К Натали почти никто не относился равнодушно; ее или любили или ненавидели, вернее, ей завидовали.
Она вернулась к нему со всей своей беспредельной любовью, но грусть не оставляла ее до гроба. Это видно на ее последней фотографии; это видно в строках, написанных ею ко мне, — говорит Наталья Алексеевна Огарева.
Из Италии мы первые уехали в Париж; там мы застали П. В. Анненкова и И. С. Тургенева. Они были очень милы с нами, показывали нам Париж, забавлялись нашим удивлением европейской жизни на улицах. Мы переехали в Елисейские поля и заняли третий этаж в доме Фензи — первый Александр просил взять для него, а во втором жила какая-то аглицкая семья. Наконец они приехали{6}. Что за радость наша встреча! Наташа с Сашей заняли комнату под нашей; мы устроили маленький колокольчик на веревочке; Наташа позвонит, мы бежим к окну, нам ее нужно, мы дернем веревочку, она покажет свою головку в окне. Что за жизнь, прелесть! Только спим врозь.

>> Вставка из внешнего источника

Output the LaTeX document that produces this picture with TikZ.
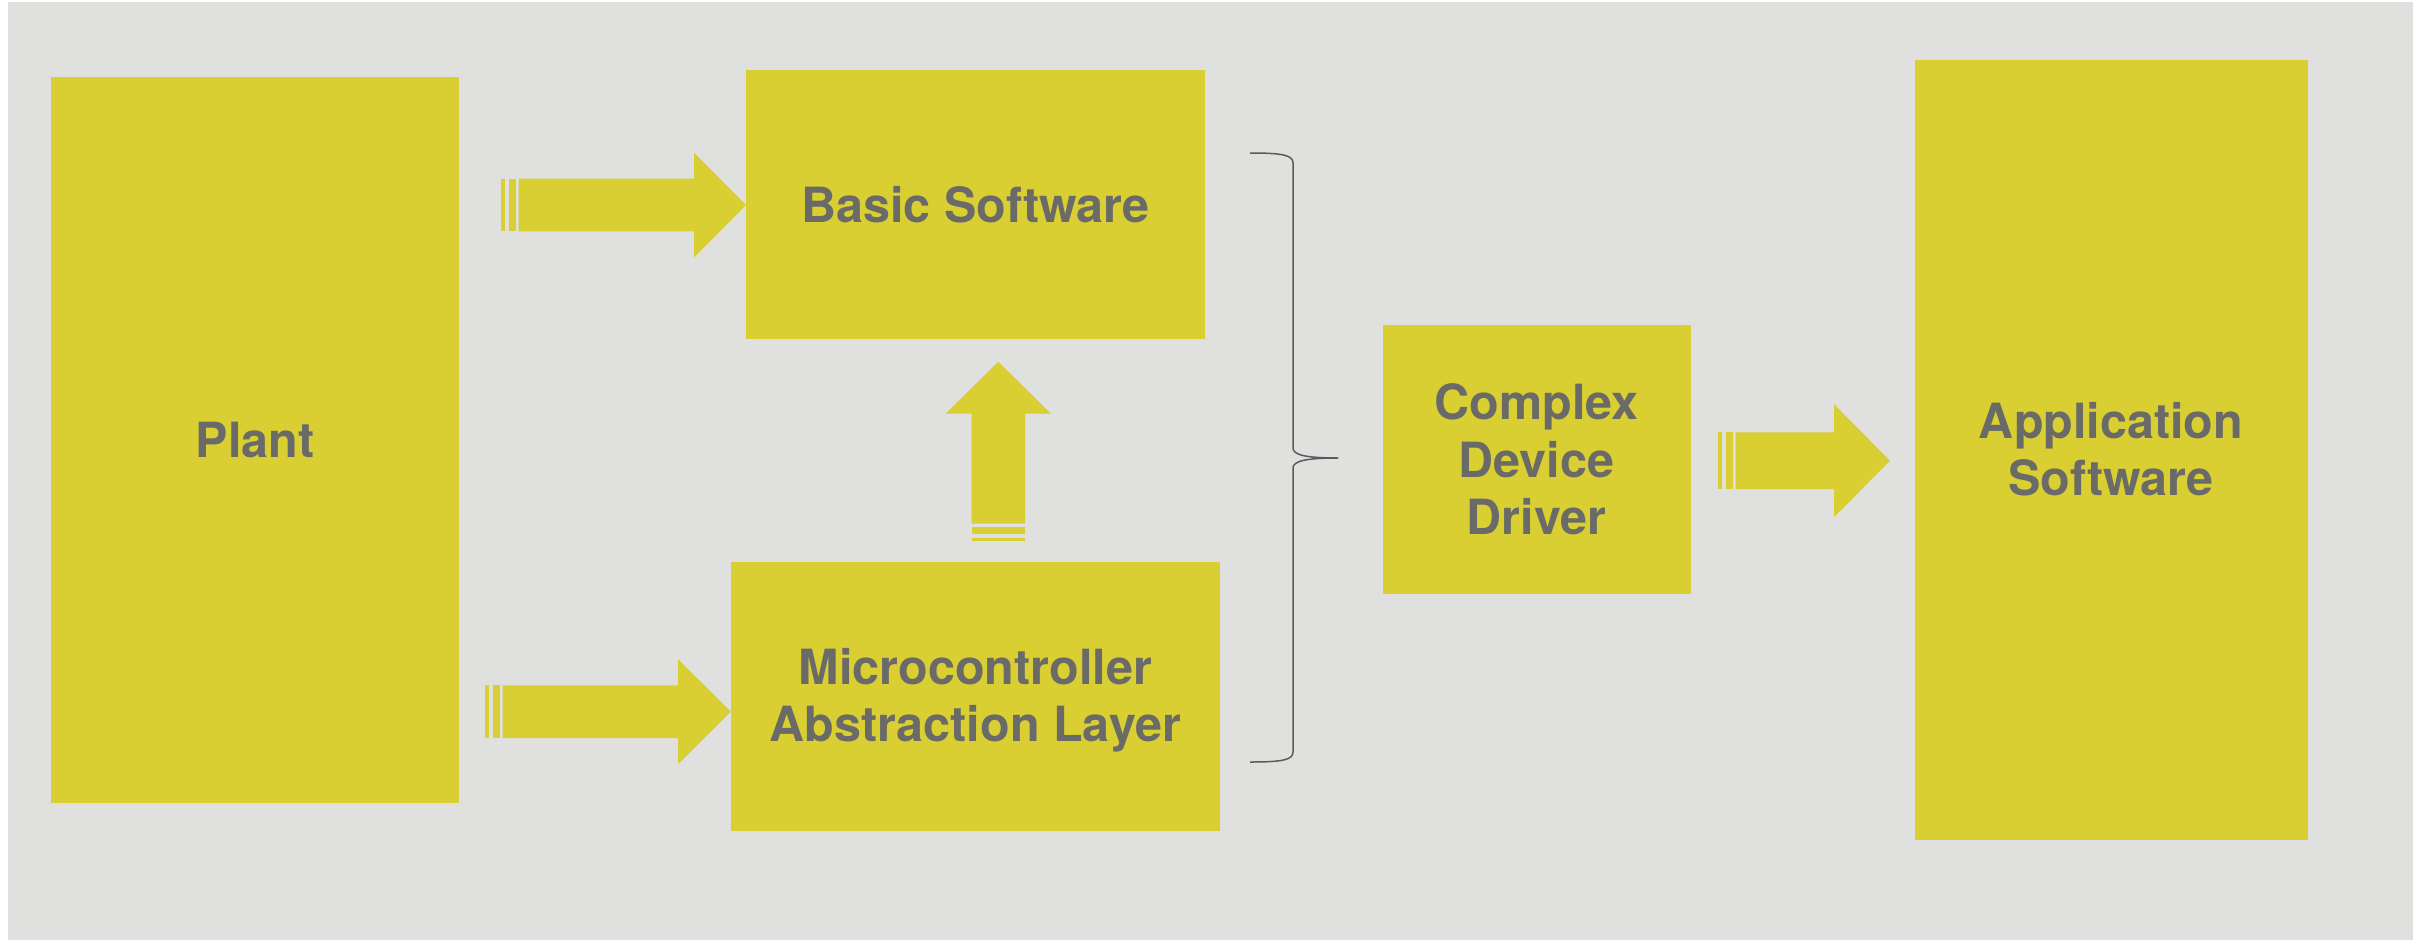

Однако англичанкам, вдобавок пожилым, не совсем нравились эти русские затеи, и мой отец частенько был с их стороны.
— Надо жить, но и других не стеснять, — говорил он с своей кроткой улыбкой.
Он один между нами был, в сущности, европеец.
Александр в своих записках говорит об этом ужасном времени в Париже — я только скажу, что касается меня и Наташи. Раз мы почти разошлись с ней, вот как это было.
Мы узнали, что в предместий св. Антония строят баррикады; мой отец, Александр и, кажется, еще Се<ливанов>{7} собрались и пошли — мне очень хотелось идти с ними, но они благоразумно отклонили эту честь. Внутренне взбешенная, что мы так безучастны и праздны, я вошла к Наташе и стала звать ее с собой, но она не решилась оставить детей.
— Еще не знаю, что с Александром будет, да сама уйду — а дети?.. Натали, ты о них, кажется, никогда не думаешь.
Я замолчала, но думала про себя: «Да разве мало детей в Париже; если б все родители так думали, все бы сидели сложа руки». Улучив минуту, я осторожно вышла одна на улицу, сердце билось жестоко — вдруг Саша меня догоняет.
— И я с тобой, Натали.
— Нет, милый мой, сегодня не могу тебя взять, нет, иди домой, твоя мама будет беспокоиться о тебе — в Париже стреляют.
Наконец уговорила его вернуться и пошла одна. Улицы пустые, на Вандомской площади стреляли, я все-таки перешла с странным чувством волнения, исполненного долга и какого-то восторга. Во всех переулках часовые — дальше меня не пустили, и я должна была идти назад.
Часов в пять мужчины наши вернулись, они хотели зайти за Анненковым и Тургеневым, но их не пропустили. Они три дня не выходили из своих квартир, писали записки Александру, но они с трудом и то не все дошли.
Все наши испугались моего долгого отсутствия. Отец мой и Александр жестко мне упрекали, что я подвергаюсь добровольно опасностям, которых не понимаю еще сама. Когда я наконец явилась, красная от волнения и палящего солнца, все на меня напали, а больше всех Наташа. Меня уложили в постель, уверяли, что со мной жар. Наташа села у меня в ногах и читала мне долгую проповедь о моем нехорошем эгоизме и легкомыслии. Лицо ее выражало гнев, я никогда ее не видала такой.